De Heere verheffe Zijn aangezicht over u; en geve u vrede. Numeri 6 : 26
Wanneer wij iemand beledigen, dan ziet hij ons aan met een ander gezicht dan voorheen. Het was zo bij Laban tegenover Jacob; en zo wij in enig opzicht het ongenoegen van een vriend of van iemand, die boven ons gesteld is, op de hals halen, dan slaan wij nauwkeurig zijn gelaat gade. Staat het goed of kwaad? Is het stuurs of ligt er een lachje op? Zien zij op ons met een oog van toegenegenheid of van afkerigheid? Wij kunnen dit in een ogenblik aan het gelaat zien. Zo drukt de zegen zich uit: „De Heere verheffe Zijn aangezicht over u”, evenals een vriendelijk en toegenegen ouder op een gehoorzaam kind, en als een liefdevol echtgenoot op zijn beminde vrouw ziet. Want zodanig is God voor Zijn kinderen: beide Vader en Man. En geven wij niet dikwijls als kinderen aanleiding, dat Hij ons aanziet met een streng aangezicht, of liever, dat Hij in het geheel ons niet aanschouwt, maar dat Hij Zijn aangezicht verbergt, gelijk wij lezen: „Hij ziet ons niet”? Daarom is het gebed: „De Heere verheffe Zijn aangezicht over u”: met welgevallen, vrij, open, vergevende, barmhartig, vriendelijk, opdat gij Hem daarin moge genieten.

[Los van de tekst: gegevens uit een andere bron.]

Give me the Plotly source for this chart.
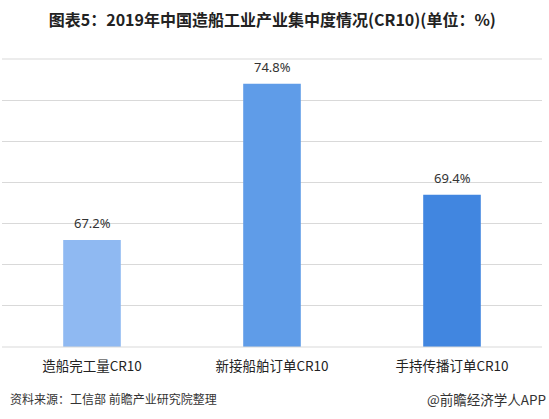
import plotly.graph_objects as go

# 2019 China shipbuilding industry concentration (CR10), %
categories = ['造船完工量CR10', '新接船舶订单CR10', '手持传播订单CR10']
values = [67.2, 74.8, 69.4]
bar_colors = ['#8FB9F2', '#5F9CE8', '#4186E0']

fig = go.Figure()
fig.add_trace(go.Bar(
    x=categories,
    y=values,
    marker=dict(color=bar_colors, line=dict(width=0)),
    width=0.32,
    hoverinfo='x+y',
))

# value labels above the bars
labels = [
    dict(x=c, y=v, xref='x', yref='y', text=f'{v}%', showarrow=False,
         yanchor='middle', yshift=17,
         font=dict(size=13, color='#333333', family='Noto Sans, sans-serif'))
    for c, v in zip(categories, values)
]

fig.update_layout(
    width=549, height=419,
    margin=dict(l=2, r=7, t=59, b=72, autoexpand=False),
    paper_bgcolor='white',
    plot_bgcolor='white',
    showlegend=False,
    font=dict(family='Noto Sans CJK SC, sans-serif', color='#333333'),
    title=dict(
        text='<b>图表5：2019年中国造船工业产业集中度情况(CR10)(单位：%)</b>',
        x=0.496, xanchor='center', y=0.952, yanchor='middle',
        font=dict(size=16, color='#222222', family='Noto Sans CJK SC, sans-serif'),
    ),
    xaxis=dict(
        showline=False, ticks='', showgrid=False, automargin=False,
        ticklabelstandoff=9,
        tickfont=dict(size=13.5, color='#222222'),
    ),
    yaxis=dict(
        range=[62, 76], dtick=2, showticklabels=False, automargin=False,
        showgrid=True, gridcolor='#D9D9D9', gridwidth=1,
        zeroline=False, showline=False,
    ),
    shapes=[
        dict(type='line', xref='paper', yref='paper', x0=0, x1=1, y0=1, y1=1,
             line=dict(color='#D9D9D9', width=1)),
        dict(type='line', xref='paper', yref='paper', x0=0, x1=1, y0=0, y1=0,
             line=dict(color='#D9D9D9', width=1)),
    ],
    annotations=labels + [
        dict(text='资料来源：工信部 前瞻产业研究院整理', xref='paper', yref='paper',
             x=0, y=-0.18, xanchor='left', yanchor='middle', xshift=6, showarrow=False,
             font=dict(size=12, color='#333333')),
        dict(text='@前瞻经济学人APP', xref='paper', yref='paper',
             x=1, y=-0.18, xanchor='right', yanchor='middle', xshift=6, showarrow=False,
             font=dict(size=13.5, color='#333333')),
    ],
)

# drop the default page margin so the figure sits at the window's corner
fig.write_html('out.html', config={'displayModeBar': False},
               post_script="document.body.style.margin='0px';")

Wanneer een ongehoorzaam kind thuis komt en bemerkt, dat het aangezicht van zijn vader niet zo is als tevoren, dan trekt het zich terug. Het heeft geen zin om op de knie te zitten, noch om de armpjes rond de hals van vader te slaan en een kus te krijgen; maar er is een zekere afkeer, door schuld en schaamte veroorzaakt. Zo is het in de zaak van God. Wanneer de consciëntie ons zegt, dat wij bij deze en die gelegenheid ongehoorzaam en ondeugend zijn geweest; overtreden hebben en kwaad hebben gedaan, dan is er, als wij tot God naderen, een terughoudendheid, een zich afkeren uit vrees, dat wij geen toegang zullen vinden. Maar o, welk een verandering in het kind, als het fronsen verandert in een vriendelijk toelachen, wanneer de kleine eens in de armen genomen wordt en de tranen worden weggekust. Hoe veel te meer in de zaak Gods, wanneer Hij de tranen van Zijn ongehoorzaam kind wegkust, gelijk in het geval van de verloren zoon. Er zijn geen kussen gelijk de kussen van vergeving, barmhartigheid en vernieuwende genade. „En geve u vrede”. O, welk een zegen! Gelijk Hart zegt:
Ik leg mij neer en slaap gerust,
Want ik heb vree met God.
Dit is het, dat de peluw in dit leven zacht maakt, en Hij alleen maakt de peluw zacht bij de dood — vrede met God door Jezus Christus, vrede door verzoening, vrede door het bloed der besprenging; de vrede, die alle verstand te boven gaat. Velen staan naar grote dingen, naar hoge dingen. Maar wat zegt de Heere tot Baruch? „Zoudt gij u grote dingen zoeken? Zoek ze niet”. De predikanten begeren dikwijls grote gaven, welsprekendheid, een uitgebreide kennis van verborgenheden, grote opkomsten in de gemeente, de gunst van het volk en invloed. Zij handelen verkeerd in het zoeken van deze zogenaamde grote dingen. Laat hen liever werkelijke dingen zoeken, zakelijke dingen, waarin hun zielen de zegen wegdragen, hier en hiernamaals. De zegen, waarnaar de begenadigde ziel zich inzonderheid uitstrekt, is de vrede, want dit is de zoetste honingdrop in Gods beker. Het is waar, hij doet het hart niet van vreugde overwoeien, niet opspringen met gejuich, zoals in het eerste gloren van de stralen der hoop; ook doet hij het hart niet smelten, als wanneer de Heere bezoekt met Zijn liefde; maar in sommige opzichten is hij zoeter dan alle deze, omdat hij de ziel in een zoete verzekering brengt. De vrede is de verwezenlijking van de Zaligmaker Zelf; want Hij is onze Vrede, en derhalve mag hij genaamd worden de kroon der zegeningen.